*What you should do*. Write out each line exactly as given. Leave the pictures out of your copy.

*Data section*.

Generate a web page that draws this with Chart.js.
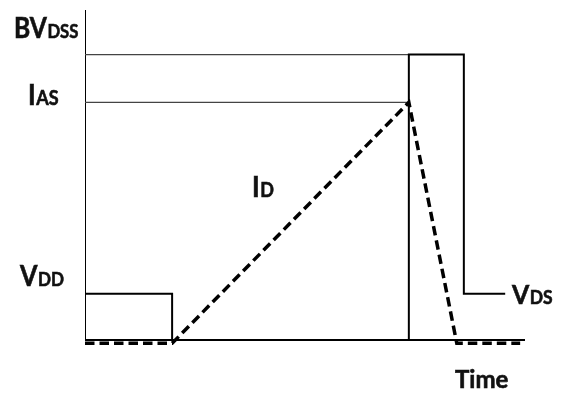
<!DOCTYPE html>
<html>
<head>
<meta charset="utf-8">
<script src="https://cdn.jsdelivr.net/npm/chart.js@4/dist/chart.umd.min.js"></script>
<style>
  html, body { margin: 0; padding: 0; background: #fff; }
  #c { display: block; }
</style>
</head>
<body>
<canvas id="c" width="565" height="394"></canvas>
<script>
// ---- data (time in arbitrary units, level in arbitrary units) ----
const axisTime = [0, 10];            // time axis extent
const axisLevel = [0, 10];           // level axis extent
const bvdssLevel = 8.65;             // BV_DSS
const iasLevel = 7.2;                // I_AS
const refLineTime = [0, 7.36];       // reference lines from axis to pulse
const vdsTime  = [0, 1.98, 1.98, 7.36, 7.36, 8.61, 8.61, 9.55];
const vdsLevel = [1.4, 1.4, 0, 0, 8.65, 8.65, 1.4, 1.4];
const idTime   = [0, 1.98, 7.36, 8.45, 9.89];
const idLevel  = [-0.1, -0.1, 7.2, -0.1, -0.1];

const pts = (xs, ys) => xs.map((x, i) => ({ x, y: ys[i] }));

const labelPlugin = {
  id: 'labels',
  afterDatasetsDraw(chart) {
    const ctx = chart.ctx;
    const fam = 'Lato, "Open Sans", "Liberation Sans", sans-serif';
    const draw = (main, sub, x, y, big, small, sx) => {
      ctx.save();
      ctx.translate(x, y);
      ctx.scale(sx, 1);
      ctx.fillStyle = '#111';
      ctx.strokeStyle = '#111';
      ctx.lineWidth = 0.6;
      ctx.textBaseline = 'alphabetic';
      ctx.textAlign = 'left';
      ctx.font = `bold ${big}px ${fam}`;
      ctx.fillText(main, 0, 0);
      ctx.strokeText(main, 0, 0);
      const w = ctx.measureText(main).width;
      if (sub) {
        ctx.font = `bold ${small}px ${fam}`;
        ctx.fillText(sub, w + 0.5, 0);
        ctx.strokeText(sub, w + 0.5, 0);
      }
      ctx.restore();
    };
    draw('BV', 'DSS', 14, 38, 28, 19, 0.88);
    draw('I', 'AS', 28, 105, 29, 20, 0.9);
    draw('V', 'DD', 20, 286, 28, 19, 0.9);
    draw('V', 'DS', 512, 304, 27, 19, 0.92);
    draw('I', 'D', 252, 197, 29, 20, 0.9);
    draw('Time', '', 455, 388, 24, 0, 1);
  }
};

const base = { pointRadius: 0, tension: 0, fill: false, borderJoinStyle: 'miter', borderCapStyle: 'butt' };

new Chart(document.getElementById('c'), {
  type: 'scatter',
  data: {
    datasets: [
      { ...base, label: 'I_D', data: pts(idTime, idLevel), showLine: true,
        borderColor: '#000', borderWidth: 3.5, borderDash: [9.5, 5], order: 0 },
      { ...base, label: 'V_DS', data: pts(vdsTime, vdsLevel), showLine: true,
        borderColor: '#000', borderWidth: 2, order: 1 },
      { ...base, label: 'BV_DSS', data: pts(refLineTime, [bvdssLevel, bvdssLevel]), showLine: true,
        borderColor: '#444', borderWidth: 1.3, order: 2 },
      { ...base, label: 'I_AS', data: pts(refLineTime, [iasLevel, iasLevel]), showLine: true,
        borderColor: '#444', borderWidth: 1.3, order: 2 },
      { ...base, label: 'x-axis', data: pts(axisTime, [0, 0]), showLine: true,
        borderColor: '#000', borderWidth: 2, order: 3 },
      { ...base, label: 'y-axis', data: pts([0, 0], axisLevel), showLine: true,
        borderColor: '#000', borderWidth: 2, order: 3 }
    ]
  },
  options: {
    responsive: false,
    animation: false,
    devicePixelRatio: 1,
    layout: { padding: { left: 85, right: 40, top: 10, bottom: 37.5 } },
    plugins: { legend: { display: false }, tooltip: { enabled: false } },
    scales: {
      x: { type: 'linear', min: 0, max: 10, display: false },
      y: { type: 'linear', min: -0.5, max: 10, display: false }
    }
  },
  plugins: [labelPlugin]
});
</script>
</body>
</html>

*Result of this exercise*.
Generate a web page that draws this with Chart.js.
<!DOCTYPE html>
<html>
<head>
<meta charset="utf-8">
<script src="https://cdn.jsdelivr.net/npm/chart.js@4/dist/chart.umd.min.js"></script>
<style>
  html, body { margin: 0; padding: 0; background: #fff; }
  #c { display: block; }
</style>
</head>
<body>
<canvas id="c" width="565" height="394"></canvas>
<script>
// ---- data (time in arbitrary units, level in arbitrary units) ----
const axisTime = [0, 10];            // time axis extent
const axisLevel = [0, 10];           // level axis extent
const bvdssLevel = 8.65;             // BV_DSS
const iasLevel = 7.2;                // I_AS
const refLineTime = [0, 7.36];       // reference lines from axis to pulse
const vdsTime  = [0, 1.98, 1.98, 7.36, 7.36, 8.61, 8.61, 9.55];
const vdsLevel = [1.4, 1.4, 0, 0, 8.65, 8.65, 1.4, 1.4];
const idTime   = [0, 1.98, 7.36, 8.45, 9.89];
const idLevel  = [-0.1, -0.1, 7.2, -0.1, -0.1];

const pts = (xs, ys) => xs.map((x, i) => ({ x, y: ys[i] }));

const labelPlugin = {
  id: 'labels',
  afterDatasetsDraw(chart) {
    const ctx = chart.ctx;
    const fam = 'Lato, "Open Sans", "Liberation Sans", sans-serif';
    const draw = (main, sub, x, y, big, small, sx) => {
      ctx.save();
      ctx.translate(x, y);
      ctx.scale(sx, 1);
      ctx.fillStyle = '#111';
      ctx.strokeStyle = '#111';
      ctx.lineWidth = 0.6;
      ctx.textBaseline = 'alphabetic';
      ctx.textAlign = 'left';
      ctx.font = `bold ${big}px ${fam}`;
      ctx.fillText(main, 0, 0);
      ctx.strokeText(main, 0, 0);
      const w = ctx.measureText(main).width;
      if (sub) {
        ctx.font = `bold ${small}px ${fam}`;
        ctx.fillText(sub, w + 0.5, 0);
        ctx.strokeText(sub, w + 0.5, 0);
      }
      ctx.restore();
    };
    draw('BV', 'DSS', 14, 38, 28, 19, 0.88);
    draw('I', 'AS', 28, 105, 29, 20, 0.9);
    draw('V', 'DD', 20, 286, 28, 19, 0.9);
    draw('V', 'DS', 512, 304, 27, 19, 0.92);
    draw('I', 'D', 252, 197, 29, 20, 0.9);
    draw('Time', '', 455, 388, 24, 0, 1);
  }
};

const base = { pointRadius: 0, tension: 0, fill: false, borderJoinStyle: 'miter', borderCapStyle: 'butt' };

new Chart(document.getElementById('c'), {
  type: 'scatter',
  data: {
    datasets: [
      { ...base, label: 'I_D', data: pts(idTime, idLevel), showLine: true,
        borderColor: '#000', borderWidth: 3.5, borderDash: [9.5, 5], order: 0 },
      { ...base, label: 'V_DS', data: pts(vdsTime, vdsLevel), showLine: true,
        borderColor: '#000', borderWidth: 2, order: 1 },
      { ...base, label: 'BV_DSS', data: pts(refLineTime, [bvdssLevel, bvdssLevel]), showLine: true,
        borderColor: '#444', borderWidth: 1.3, order: 2 },
      { ...base, label: 'I_AS', data: pts(refLineTime, [iasLevel, iasLevel]), showLine: true,
        borderColor: '#444', borderWidth: 1.3, order: 2 },
      { ...base, label: 'x-axis', data: pts(axisTime, [0, 0]), showLine: true,
        borderColor: '#000', borderWidth: 2, order: 3 },
      { ...base, label: 'y-axis', data: pts([0, 0], axisLevel), showLine: true,
        borderColor: '#000', borderWidth: 2, order: 3 }
    ]
  },
  options: {
    responsive: false,
    animation: false,
    devicePixelRatio: 1,
    layout: { padding: { left: 85, right: 40, top: 10, bottom: 37.5 } },
    plugins: { legend: { display: false }, tooltip: { enabled: false } },
    scales: {
      x: { type: 'linear', min: 0, max: 10, display: false },
      y: { type: 'linear', min: -0.5, max: 10, display: false }
    }
  },
  plugins: [labelPlugin]
});
</script>
</body>
</html>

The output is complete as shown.